● **Prompt**
Pictures stay out of this copy, which runs from the first line of the material through the line containing "-4.55, -5.15, -5.34];".

● **Source material**
** BEGIN **
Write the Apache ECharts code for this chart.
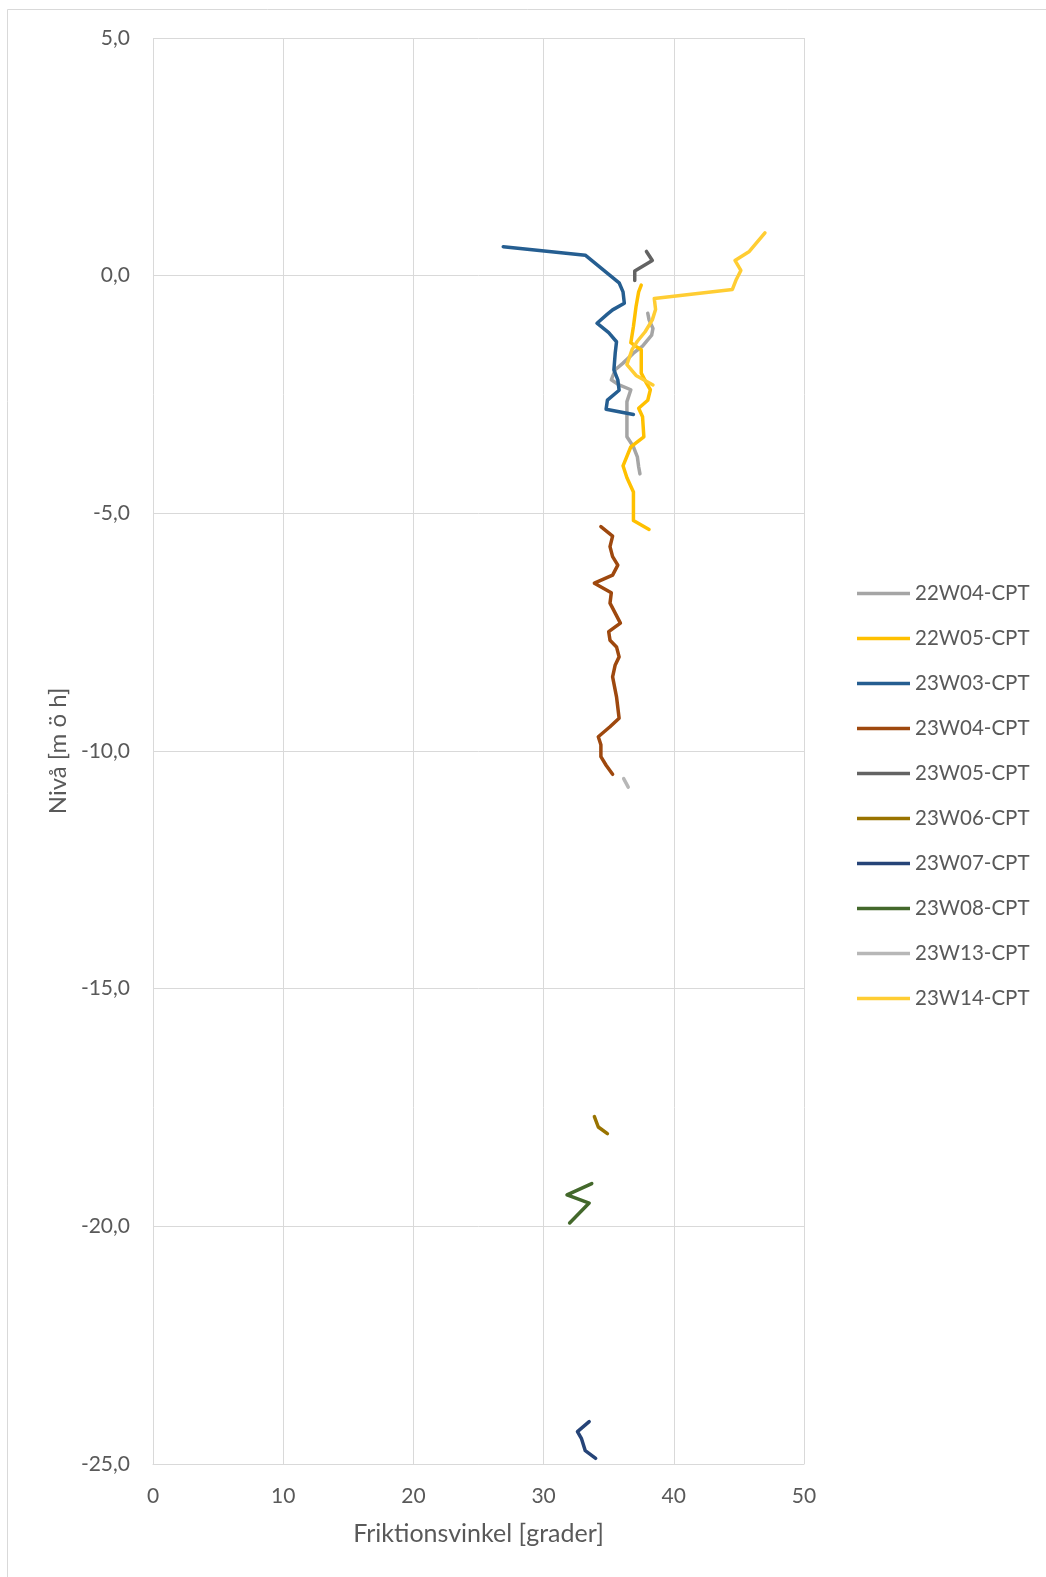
<!DOCTYPE html>
<html>
<head>
<meta charset="utf-8">
<script src="https://cdn.jsdelivr.net/npm/echarts@6/dist/echarts.min.js"></script>
<style>
html,body{margin:0;padding:0;background:#fff;overflow:hidden;}
#chart{width:1046px;height:1577px;}
</style>
</head>
<body>
<div id="chart"></div>
<script>
// Series names and colours
const seriesNames = ['22W04-CPT','22W05-CPT','23W03-CPT','23W04-CPT','23W05-CPT','23W06-CPT','23W07-CPT','23W08-CPT','23W13-CPT','23W14-CPT'];
const seriesColors = ['#A5A5A5','#FFC000','#255E91','#9E480E','#636363','#997300','#264478','#43682B','#B7B7B7','#FFCD33'];

// Friktionsvinkel (x) and Nivå (y) per sounding
const w22W04_x = [38.0, 38.1, 38.4, 38.3, 37.6, 36.9, 36.1, 35.5, 35.2, 35.8, 36.7, 36.4, 36.4, 36.4, 36.9, 37.2, 37.3, 37.4];
const w22W04_y = [-0.79, -0.93, -1.11, -1.25, -1.48, -1.63, -1.84, -1.98, -2.19, -2.30, -2.40, -2.65, -2.97, -3.39, -3.60, -3.81, -4.02, -4.17];

const w22W05_x = [37.5, 37.3, 37.1, 36.9, 36.7, 37.1, 37.5, 37.5, 37.5, 37.9, 38.2, 38.0, 37.3, 37.6, 37.7, 36.7, 36.1, 36.4, 36.9, 36.9, 38.1];
const w22W05_y = [-0.20, -0.34, -0.65, -1.07, -1.41, -1.49, -1.56, -1.77, -2.05, -2.26, -2.40, -2.62, -2.79, -2.97, -3.39, -3.60, -4.00, -4.25, -4.55, -5.15, -5.34];

const w23W03_x = [26.9, 33.2, 35.8, 36.1, 36.2, 35.3, 34.9, 34.1, 35.0, 35.6, 35.5, 35.4, 35.7, 35.8, 34.9, 34.8, 36.9];
const w23W03_y = [0.61, 0.43, -0.15, -0.34, -0.58, -0.72, -0.81, -1.00, -1.20, -1.39, -1.63, -1.98, -2.19, -2.41, -2.62, -2.81, -2.92];

const w23W04_x = [34.4, 35.3, 35.1, 35.3, 35.7, 35.3, 33.9, 35.2, 35.1, 35.5, 35.9, 35.0, 35.1, 35.6, 35.8, 35.5, 35.3, 35.6, 35.8, 35.1, 34.2, 34.4, 34.4, 34.8, 35.3];
const w23W04_y = [-5.28, -5.48, -5.70, -5.91, -6.09, -6.30, -6.47, -6.67, -6.89, -7.10, -7.31, -7.49, -7.67, -7.81, -8.02, -8.19, -8.44, -8.86, -9.31, -9.49, -9.70, -9.87, -10.12, -10.30, -10.49];

const w23W05_x = [37.9, 38.35, 37.0, 37.0];
const w23W05_y = [0.51, 0.32, 0.10, -0.10];

const w23W06_x = [33.9, 34.2, 34.9];
const w23W06_y = [-17.69, -17.91, -18.05];

const w23W07_x = [33.5, 32.6, 32.9, 33.2, 34.0];
const w23W07_y = [-24.11, -24.32, -24.46, -24.72, -24.88];

const w23W08_x = [33.7, 31.8, 33.5, 32.0];
const w23W08_y = [-19.10, -19.34, -19.51, -19.93];

const w23W13_x = [36.15, 36.5];
const w23W13_y = [-10.58, -10.76];

const w23W14_x = [47.0, 45.8, 44.7, 45.15, 44.8, 44.5, 38.5, 38.6, 38.35, 37.8, 37.2, 36.8, 36.4, 37.1, 38.4];
const w23W14_y = [0.90, 0.51, 0.32, 0.11, -0.08, -0.29, -0.48, -0.71, -0.93, -1.18, -1.38, -1.55, -1.87, -2.10, -2.30];

// Axis ticks
const xTicks = {min: 0, max: 50, step: 10};
const yTicks = {min: -25, max: 5, step: 5};

const allX = [w22W04_x, w22W05_x, w23W03_x, w23W04_x, w23W05_x, w23W06_x, w23W07_x, w23W08_x, w23W13_x, w23W14_x];
const allY = [w22W04_y, w22W05_y, w23W03_y, w23W04_y, w23W05_y, w23W06_y, w23W07_y, w23W08_y, w23W13_y, w23W14_y];

const FONT = 'Lato, "Open Sans", sans-serif';
const TXT = '#595959';

const series = seriesNames.map((name, i) => ({
  name: name,
  type: 'line',
  data: allX[i].map((x, k) => [x, allY[i][k]]),
  symbol: 'none',
  showSymbol: false,
  smooth: false,
  color: seriesColors[i],
  lineStyle: {width: 3.5, color: seriesColors[i], cap: 'round', join: 'round'},
  z: 2 + i
}));

// legend line icon: thin bar centred in a 53x20 box (tiny corner marks fix the extent)
const legendIcon = 'path://M0,0L0.01,0L0.01,0.01Z M53,20L52.99,20L52.99,19.99Z M0,8.3L53,8.3L53,11.7L0,11.7Z';

const chart = echarts.init(document.getElementById('chart'), null, {renderer: 'canvas'});
chart.setOption({
  animation: false,
  backgroundColor: '#fff',
  graphic: [{
    type: 'rect',
    shape: {x: 7.5, y: 9.5, width: 1100, height: 1700},
    style: {fill: 'none', stroke: '#D9D9D9', lineWidth: 1},
    silent: true, z: -1
  }],
  grid: {left: 153, top: 38, width: 651, height: 1426, containLabel: false},
  legend: {
    orient: 'vertical',
    left: 852,
    top: 578,
    itemWidth: 53,
    itemHeight: 20,
    itemGap: 24,
    icon: legendIcon,
    textStyle: {color: TXT, fontFamily: FONT, fontSize: 20.5, lineHeight: 20},
    data: seriesNames
  },
  xAxis: {
    type: 'value',
    min: xTicks.min, max: xTicks.max, interval: xTicks.step,
    name: 'Friktionsvinkel [grader]',
    nameLocation: 'middle',
    nameGap: 57.5,
    nameTextStyle: {color: TXT, fontFamily: FONT, fontSize: 25},
    axisLine: {show: true, onZero: false, lineStyle: {color: '#D9D9D9', width: 1}},
    axisTick: {show: false},
    axisLabel: {color: TXT, fontFamily: FONT, fontSize: 21, margin: 22},
    splitLine: {show: true, lineStyle: {color: '#D9D9D9', width: 1}}
  },
  yAxis: {
    type: 'value',
    min: yTicks.min, max: yTicks.max, interval: yTicks.step,
    name: 'Nivå [m ö h]',
    nameLocation: 'middle',
    nameGap: 83,
    nameRotate: 90,
    nameTextStyle: {color: TXT, fontFamily: FONT, fontSize: 24},
    axisLine: {show: false},
    axisTick: {show: false},
    axisLabel: {color: TXT, fontFamily: FONT, fontSize: 21, margin: 23,
      formatter: v => v.toFixed(1).replace('.', ',')},
    splitLine: {show: true, lineStyle: {color: '#D9D9D9', width: 1}}
  },
  series: series
});
</script>
</body>
</html>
** END **
● **Output below**
Write the Apache ECharts code for this chart.
<!DOCTYPE html>
<html>
<head>
<meta charset="utf-8">
<script src="https://cdn.jsdelivr.net/npm/echarts@6/dist/echarts.min.js"></script>
<style>
html,body{margin:0;padding:0;background:#fff;overflow:hidden;}
#chart{width:1046px;height:1577px;}
</style>
</head>
<body>
<div id="chart"></div>
<script>
// Series names and colours
const seriesNames = ['22W04-CPT','22W05-CPT','23W03-CPT','23W04-CPT','23W05-CPT','23W06-CPT','23W07-CPT','23W08-CPT','23W13-CPT','23W14-CPT'];
const seriesColors = ['#A5A5A5','#FFC000','#255E91','#9E480E','#636363','#997300','#264478','#43682B','#B7B7B7','#FFCD33'];

// Friktionsvinkel (x) and Nivå (y) per sounding
const w22W04_x = [38.0, 38.1, 38.4, 38.3, 37.6, 36.9, 36.1, 35.5, 35.2, 35.8, 36.7, 36.4, 36.4, 36.4, 36.9, 37.2, 37.3, 37.4];
const w22W04_y = [-0.79, -0.93, -1.11, -1.25, -1.48, -1.63, -1.84, -1.98, -2.19, -2.30, -2.40, -2.65, -2.97, -3.39, -3.60, -3.81, -4.02, -4.17];

const w22W05_x = [37.5, 37.3, 37.1, 36.9, 36.7, 37.1, 37.5, 37.5, 37.5, 37.9, 38.2, 38.0, 37.3, 37.6, 37.7, 36.7, 36.1, 36.4, 36.9, 36.9, 38.1];
const w22W05_y = [-0.20, -0.34, -0.65, -1.07, -1.41, -1.49, -1.56, -1.77, -2.05, -2.26, -2.40, -2.62, -2.79, -2.97, -3.39, -3.60, -4.00, -4.25, -4.55, -5.15, -5.34];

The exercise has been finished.